Q. At what point during data processing do variable sizes need to be reduced?
A. The point of variable, and ultimately, data set size reduction is to facilitate data processing upon submission. For this reason, variable re-sizing can wait until the end of the process when packaging of data for submission takes place. Prior to this point, variable sizes can be kept at the lengths necessary for operational purposes.
Q. Is there an issue if the variable lengths of the datasets used to produce the analysis differ from the submitted datasets?
A. Depending on sponsor process, the length of the submitted files may differ from the variable lengths of the datasets used to produce analysis. For transparency the define documentation should note the method used for processing variable lengths for submission purpose.
Q. The CDER Common Data Standards Issue mentions a subdirectory called SPLIT, for storing data sets that are the result of splitting a domain. Where does this subdirectory fit in with these recommendations?

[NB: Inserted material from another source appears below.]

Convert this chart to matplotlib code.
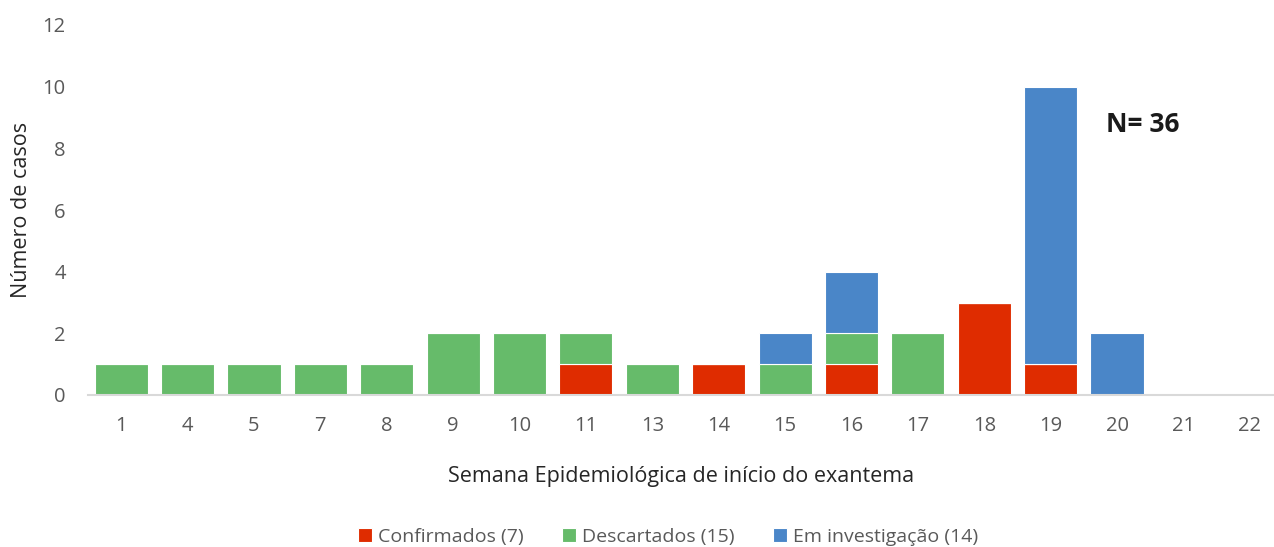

A. When a domain is split, the absence of a large data set that combines all of the split partitions removes the need for a distinction between split and un-split domains, and therefore removes the need for separate storage areas. For that reason, no subdirectory is needed.
- (OpenCDISC) An Information note is issued for data sets between 1 and 1.25 GB in future version.
- (OpenCDISC) When a domain has been split and the sponsor has decided to submit the parent domain along with the splits, the parent should not be identified as a violation.
- (OpenCDISC) Variables whose length in one data set is longer than the longest value of the variable should not be identified as a violation if the data set in which the variable exists is one partition of a split domain, and the variable’s length does match the length of the longest value in another partition of the same domain.
- (CDISC) Change 126.96.36.199 and any other suggestions of mandated variable lengths.